* _BRIEF_:
Write out the listing from the line with "Write a Python" to the line with "Y_TICKS = [0.0, 0.2, 0.4, 0.6, 0.8, 1.0]", both lines included, exactly and nothing beyond. Leave pictures out.

+===+

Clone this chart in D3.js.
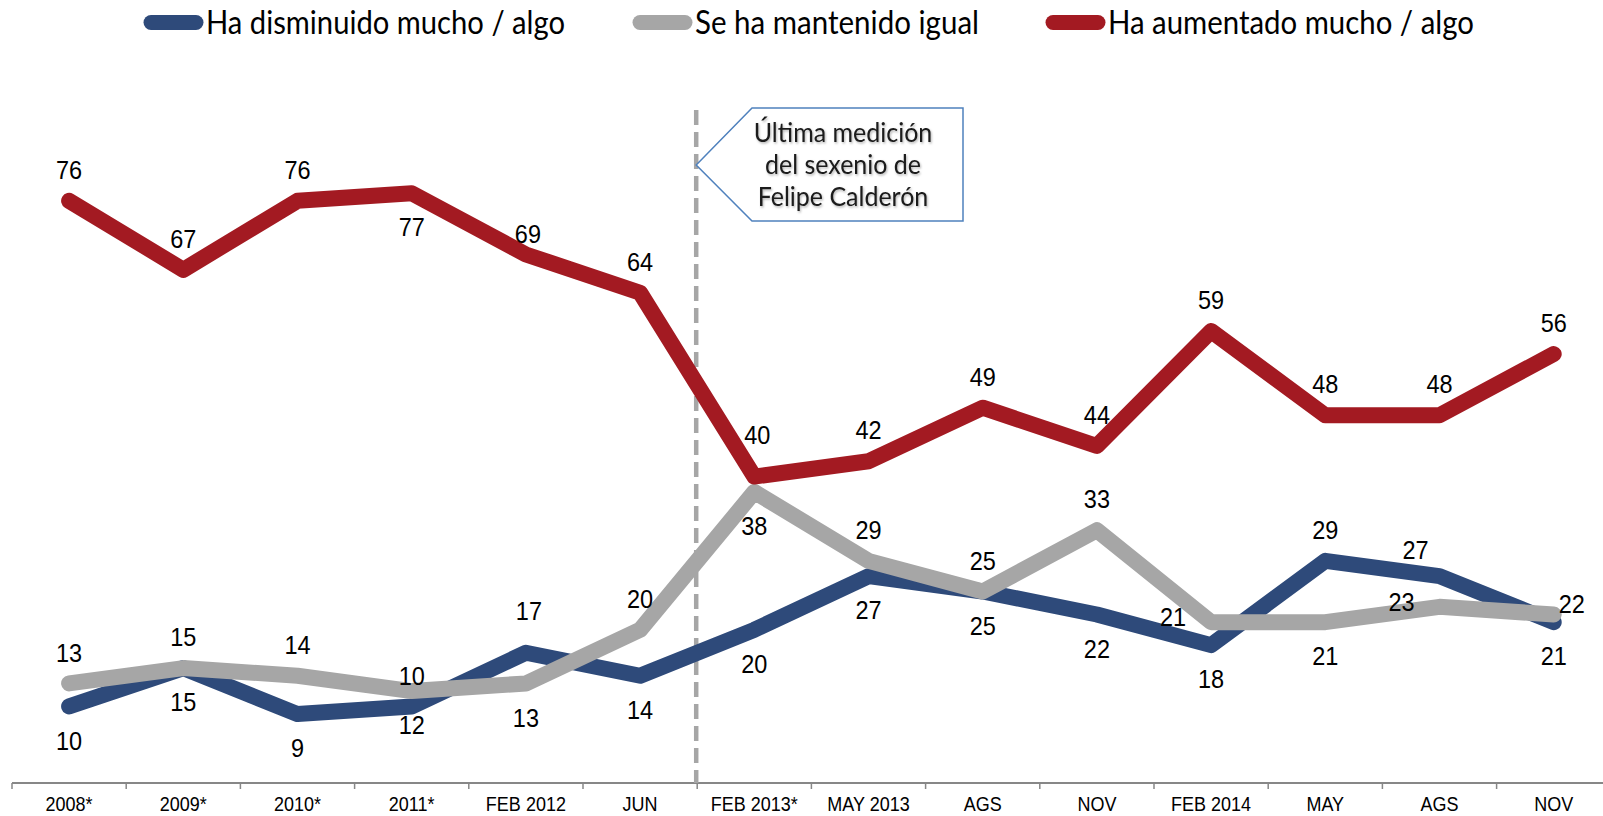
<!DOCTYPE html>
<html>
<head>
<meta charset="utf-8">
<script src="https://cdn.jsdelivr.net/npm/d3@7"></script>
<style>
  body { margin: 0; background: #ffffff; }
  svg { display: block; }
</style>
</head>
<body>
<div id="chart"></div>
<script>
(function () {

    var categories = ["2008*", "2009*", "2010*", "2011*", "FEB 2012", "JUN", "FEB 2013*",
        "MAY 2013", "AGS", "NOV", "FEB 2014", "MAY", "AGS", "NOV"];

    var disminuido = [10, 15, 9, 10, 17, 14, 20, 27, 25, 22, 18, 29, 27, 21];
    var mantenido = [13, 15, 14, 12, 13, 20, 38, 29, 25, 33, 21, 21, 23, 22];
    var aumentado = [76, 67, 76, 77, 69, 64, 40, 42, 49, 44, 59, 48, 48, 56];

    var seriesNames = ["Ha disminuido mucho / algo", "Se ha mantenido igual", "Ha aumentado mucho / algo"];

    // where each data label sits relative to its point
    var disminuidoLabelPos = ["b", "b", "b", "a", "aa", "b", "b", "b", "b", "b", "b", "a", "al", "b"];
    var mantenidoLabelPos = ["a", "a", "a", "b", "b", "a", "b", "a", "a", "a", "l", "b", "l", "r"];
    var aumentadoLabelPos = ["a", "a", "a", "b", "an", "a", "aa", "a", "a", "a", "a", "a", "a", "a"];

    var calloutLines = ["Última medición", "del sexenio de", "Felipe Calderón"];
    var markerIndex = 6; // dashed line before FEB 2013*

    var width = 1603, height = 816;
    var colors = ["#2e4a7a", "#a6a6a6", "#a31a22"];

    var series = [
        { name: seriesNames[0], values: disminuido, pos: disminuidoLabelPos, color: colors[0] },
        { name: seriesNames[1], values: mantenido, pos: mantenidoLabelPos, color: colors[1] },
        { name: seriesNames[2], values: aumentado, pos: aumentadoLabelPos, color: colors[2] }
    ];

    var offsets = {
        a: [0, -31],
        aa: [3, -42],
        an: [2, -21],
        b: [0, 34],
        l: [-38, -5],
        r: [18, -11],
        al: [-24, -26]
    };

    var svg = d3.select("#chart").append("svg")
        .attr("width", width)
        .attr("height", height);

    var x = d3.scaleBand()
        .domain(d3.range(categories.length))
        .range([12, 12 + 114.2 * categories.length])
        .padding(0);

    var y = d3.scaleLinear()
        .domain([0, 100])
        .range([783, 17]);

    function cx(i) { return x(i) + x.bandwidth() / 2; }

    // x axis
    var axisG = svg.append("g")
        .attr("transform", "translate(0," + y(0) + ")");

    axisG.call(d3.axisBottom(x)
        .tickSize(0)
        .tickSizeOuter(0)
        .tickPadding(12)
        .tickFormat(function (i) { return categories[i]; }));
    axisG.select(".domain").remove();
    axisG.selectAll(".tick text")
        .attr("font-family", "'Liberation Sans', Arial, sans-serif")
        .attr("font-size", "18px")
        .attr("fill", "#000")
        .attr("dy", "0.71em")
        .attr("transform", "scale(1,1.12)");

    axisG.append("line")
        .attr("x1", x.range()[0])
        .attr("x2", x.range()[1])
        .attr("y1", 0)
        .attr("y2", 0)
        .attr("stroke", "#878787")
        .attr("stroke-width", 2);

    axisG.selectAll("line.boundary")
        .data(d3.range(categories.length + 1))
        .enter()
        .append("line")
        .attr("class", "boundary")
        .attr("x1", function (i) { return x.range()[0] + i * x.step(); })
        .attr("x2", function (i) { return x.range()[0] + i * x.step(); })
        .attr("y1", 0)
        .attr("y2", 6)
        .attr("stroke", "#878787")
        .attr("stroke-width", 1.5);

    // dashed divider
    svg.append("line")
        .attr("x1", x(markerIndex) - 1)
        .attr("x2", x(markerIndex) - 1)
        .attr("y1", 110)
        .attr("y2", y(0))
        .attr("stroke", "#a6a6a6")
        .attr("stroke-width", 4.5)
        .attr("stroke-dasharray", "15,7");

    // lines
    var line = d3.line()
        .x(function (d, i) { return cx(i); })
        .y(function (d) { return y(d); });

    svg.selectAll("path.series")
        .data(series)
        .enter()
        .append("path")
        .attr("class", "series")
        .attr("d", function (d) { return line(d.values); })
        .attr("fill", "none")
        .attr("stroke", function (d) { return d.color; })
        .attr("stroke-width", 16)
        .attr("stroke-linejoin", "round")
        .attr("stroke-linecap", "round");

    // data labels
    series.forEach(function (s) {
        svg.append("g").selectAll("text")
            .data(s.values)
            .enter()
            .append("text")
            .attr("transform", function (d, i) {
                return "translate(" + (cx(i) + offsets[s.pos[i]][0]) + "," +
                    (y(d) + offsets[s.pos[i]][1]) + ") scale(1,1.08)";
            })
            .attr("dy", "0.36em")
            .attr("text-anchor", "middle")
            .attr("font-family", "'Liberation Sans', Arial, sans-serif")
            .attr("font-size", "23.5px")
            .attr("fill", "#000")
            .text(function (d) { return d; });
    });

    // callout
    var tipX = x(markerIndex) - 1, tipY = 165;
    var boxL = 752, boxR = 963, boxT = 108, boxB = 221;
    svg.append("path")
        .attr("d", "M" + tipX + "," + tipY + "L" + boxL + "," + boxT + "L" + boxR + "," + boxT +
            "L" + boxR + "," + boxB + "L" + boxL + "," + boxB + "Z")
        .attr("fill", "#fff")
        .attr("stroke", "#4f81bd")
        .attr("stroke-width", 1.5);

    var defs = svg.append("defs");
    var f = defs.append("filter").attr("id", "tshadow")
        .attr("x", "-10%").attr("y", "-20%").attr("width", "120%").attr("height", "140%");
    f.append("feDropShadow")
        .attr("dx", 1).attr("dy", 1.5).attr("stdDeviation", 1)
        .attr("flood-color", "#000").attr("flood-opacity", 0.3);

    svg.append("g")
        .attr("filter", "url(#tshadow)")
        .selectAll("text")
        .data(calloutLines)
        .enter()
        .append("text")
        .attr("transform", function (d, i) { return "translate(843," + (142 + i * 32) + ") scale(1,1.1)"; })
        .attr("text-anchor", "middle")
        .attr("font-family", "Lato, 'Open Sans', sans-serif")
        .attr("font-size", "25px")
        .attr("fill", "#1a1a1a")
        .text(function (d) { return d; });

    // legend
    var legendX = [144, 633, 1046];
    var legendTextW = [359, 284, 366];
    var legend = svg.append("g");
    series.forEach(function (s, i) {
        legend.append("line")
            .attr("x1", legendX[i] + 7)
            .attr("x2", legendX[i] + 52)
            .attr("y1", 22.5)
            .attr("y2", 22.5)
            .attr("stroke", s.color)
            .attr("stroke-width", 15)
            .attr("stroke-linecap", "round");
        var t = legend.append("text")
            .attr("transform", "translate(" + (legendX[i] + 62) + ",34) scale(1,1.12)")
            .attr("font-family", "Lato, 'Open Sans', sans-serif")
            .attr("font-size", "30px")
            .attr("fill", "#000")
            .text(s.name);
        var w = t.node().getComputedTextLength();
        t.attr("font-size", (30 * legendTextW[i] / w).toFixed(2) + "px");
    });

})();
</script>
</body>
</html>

+===+

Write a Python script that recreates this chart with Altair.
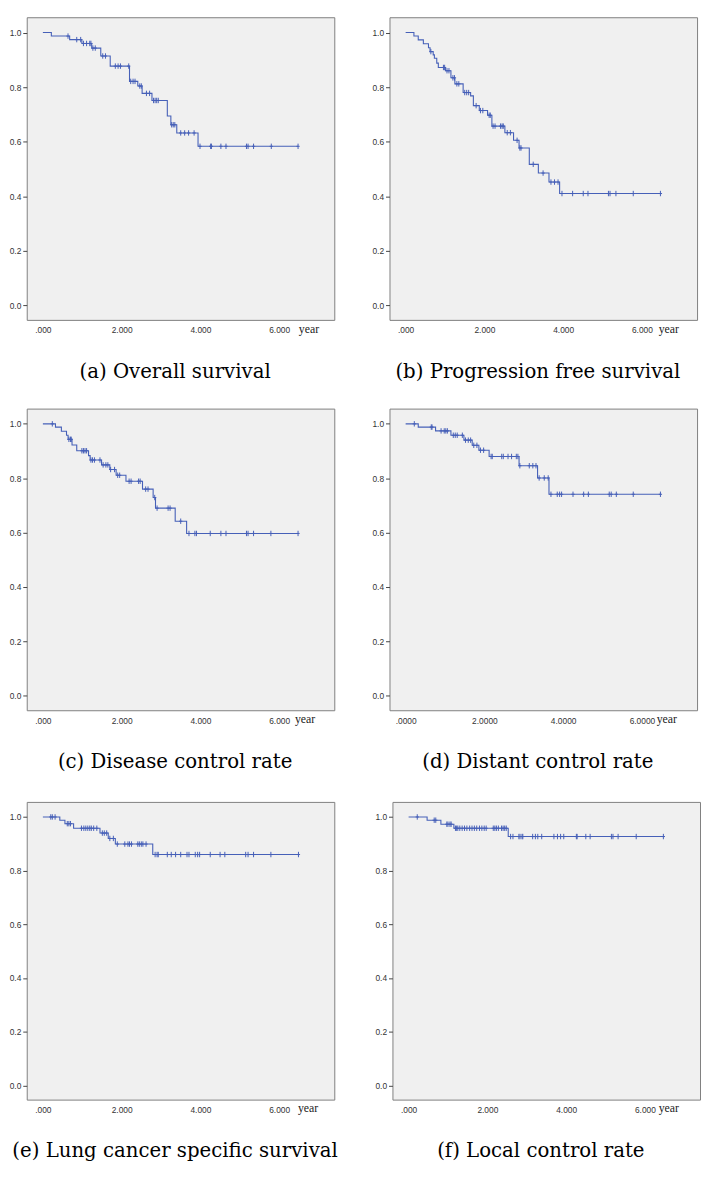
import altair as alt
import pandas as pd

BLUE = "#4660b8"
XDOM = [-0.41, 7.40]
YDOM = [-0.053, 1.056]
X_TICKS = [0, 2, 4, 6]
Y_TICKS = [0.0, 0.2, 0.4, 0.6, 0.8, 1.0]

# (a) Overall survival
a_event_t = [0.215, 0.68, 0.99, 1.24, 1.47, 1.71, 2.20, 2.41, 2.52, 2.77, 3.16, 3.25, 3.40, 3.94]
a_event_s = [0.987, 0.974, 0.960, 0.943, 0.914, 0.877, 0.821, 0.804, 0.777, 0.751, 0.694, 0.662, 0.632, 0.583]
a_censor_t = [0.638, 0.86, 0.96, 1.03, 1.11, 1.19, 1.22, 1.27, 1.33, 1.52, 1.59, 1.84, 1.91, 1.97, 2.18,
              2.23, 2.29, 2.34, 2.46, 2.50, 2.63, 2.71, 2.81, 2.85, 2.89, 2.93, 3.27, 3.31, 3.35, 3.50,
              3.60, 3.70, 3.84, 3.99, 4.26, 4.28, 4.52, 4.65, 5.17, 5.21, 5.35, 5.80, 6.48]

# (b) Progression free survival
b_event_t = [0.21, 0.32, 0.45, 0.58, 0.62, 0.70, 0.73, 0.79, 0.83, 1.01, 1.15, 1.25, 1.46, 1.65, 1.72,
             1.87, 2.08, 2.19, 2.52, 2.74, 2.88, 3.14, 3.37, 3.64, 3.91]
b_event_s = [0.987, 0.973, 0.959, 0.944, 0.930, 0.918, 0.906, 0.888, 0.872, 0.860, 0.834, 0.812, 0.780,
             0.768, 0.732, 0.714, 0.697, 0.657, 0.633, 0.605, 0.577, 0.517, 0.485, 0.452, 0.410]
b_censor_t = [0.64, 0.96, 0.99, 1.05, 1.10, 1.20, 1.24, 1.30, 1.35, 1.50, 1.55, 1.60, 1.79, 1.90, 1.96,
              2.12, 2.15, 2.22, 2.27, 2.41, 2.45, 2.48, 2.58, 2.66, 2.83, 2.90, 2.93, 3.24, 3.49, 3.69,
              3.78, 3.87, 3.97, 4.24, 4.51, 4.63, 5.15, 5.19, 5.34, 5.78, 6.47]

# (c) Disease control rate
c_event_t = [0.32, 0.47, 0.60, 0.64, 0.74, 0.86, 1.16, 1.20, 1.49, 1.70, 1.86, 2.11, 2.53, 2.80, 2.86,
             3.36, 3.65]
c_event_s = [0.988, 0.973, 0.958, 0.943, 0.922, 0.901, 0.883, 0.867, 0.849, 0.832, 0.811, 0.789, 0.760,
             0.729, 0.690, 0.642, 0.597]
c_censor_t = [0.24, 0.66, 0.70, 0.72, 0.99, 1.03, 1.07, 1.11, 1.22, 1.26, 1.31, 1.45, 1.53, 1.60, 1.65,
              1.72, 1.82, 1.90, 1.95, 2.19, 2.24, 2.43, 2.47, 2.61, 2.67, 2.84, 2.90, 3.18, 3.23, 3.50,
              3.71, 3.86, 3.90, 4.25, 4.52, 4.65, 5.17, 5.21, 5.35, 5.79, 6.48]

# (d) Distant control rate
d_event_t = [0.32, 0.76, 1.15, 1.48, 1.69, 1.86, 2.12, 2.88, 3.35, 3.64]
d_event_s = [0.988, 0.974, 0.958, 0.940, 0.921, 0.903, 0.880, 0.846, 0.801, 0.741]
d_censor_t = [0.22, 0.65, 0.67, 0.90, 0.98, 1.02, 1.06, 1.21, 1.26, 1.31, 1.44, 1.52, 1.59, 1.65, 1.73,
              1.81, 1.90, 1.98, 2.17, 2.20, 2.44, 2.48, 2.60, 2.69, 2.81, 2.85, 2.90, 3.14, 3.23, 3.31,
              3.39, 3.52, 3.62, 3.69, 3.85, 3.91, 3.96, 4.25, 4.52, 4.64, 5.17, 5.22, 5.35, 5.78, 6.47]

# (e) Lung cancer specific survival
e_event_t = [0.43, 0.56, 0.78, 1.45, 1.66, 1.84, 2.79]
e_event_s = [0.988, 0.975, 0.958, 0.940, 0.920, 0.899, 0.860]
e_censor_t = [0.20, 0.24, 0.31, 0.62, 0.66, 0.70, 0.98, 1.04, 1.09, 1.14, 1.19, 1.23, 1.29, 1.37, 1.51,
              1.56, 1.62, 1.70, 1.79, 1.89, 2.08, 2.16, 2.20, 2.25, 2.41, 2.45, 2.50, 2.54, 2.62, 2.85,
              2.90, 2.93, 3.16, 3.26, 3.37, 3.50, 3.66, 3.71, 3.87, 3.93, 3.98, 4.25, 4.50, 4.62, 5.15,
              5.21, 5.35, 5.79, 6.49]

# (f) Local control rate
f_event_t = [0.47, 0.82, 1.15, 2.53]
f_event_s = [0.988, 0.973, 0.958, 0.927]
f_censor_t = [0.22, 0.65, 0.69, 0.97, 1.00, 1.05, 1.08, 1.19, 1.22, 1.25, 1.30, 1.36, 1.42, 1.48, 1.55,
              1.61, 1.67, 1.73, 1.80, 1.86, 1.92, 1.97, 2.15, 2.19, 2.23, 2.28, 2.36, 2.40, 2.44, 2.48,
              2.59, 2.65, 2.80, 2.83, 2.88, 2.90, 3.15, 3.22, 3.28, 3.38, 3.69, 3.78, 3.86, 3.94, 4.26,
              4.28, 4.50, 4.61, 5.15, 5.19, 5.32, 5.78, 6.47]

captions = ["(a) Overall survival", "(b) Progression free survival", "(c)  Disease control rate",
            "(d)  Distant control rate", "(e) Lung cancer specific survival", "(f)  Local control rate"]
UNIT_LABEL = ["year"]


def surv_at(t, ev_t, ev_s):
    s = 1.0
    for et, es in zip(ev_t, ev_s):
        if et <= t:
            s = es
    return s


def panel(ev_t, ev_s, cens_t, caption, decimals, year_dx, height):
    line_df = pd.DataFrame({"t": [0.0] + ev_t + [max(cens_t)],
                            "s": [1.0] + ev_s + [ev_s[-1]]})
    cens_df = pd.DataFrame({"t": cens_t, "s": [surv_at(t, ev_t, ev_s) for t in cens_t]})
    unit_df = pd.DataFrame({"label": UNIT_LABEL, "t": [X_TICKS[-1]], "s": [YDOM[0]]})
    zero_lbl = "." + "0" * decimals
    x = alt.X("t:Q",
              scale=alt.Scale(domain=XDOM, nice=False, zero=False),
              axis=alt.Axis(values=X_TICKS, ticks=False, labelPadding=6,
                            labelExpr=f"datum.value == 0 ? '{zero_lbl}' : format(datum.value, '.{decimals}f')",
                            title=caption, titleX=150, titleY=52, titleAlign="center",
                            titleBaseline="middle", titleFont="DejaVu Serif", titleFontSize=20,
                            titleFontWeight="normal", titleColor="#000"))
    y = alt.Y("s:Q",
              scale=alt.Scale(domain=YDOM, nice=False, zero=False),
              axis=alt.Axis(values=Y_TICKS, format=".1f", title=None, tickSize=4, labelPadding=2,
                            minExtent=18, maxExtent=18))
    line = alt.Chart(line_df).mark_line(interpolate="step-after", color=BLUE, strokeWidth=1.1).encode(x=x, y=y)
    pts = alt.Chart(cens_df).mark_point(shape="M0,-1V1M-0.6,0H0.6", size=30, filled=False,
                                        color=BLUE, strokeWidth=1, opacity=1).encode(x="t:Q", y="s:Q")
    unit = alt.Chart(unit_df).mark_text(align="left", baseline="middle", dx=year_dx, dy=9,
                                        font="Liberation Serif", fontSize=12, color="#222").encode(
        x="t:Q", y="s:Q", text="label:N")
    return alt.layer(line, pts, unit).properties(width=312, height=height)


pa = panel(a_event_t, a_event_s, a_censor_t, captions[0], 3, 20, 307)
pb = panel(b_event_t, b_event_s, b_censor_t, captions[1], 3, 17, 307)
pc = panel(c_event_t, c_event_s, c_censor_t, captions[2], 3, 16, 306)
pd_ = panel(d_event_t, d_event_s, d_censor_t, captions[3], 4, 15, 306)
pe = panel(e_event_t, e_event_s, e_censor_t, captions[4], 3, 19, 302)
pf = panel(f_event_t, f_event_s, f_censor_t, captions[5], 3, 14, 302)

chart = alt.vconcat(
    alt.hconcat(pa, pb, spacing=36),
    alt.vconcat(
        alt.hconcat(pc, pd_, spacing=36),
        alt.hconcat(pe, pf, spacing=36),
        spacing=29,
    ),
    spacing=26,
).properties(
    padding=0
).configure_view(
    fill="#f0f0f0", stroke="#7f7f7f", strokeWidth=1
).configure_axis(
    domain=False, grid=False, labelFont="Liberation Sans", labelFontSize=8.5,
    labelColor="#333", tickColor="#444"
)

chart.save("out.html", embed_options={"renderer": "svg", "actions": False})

+===+

* _RESPONSE FOR THIS EXERCISE_:
Write a Python script that recreates this chart with Altair.
import altair as alt
import pandas as pd

BLUE = "#4660b8"
XDOM = [-0.41, 7.40]
YDOM = [-0.053, 1.056]
X_TICKS = [0, 2, 4, 6]
Y_TICKS = [0.0, 0.2, 0.4, 0.6, 0.8, 1.0]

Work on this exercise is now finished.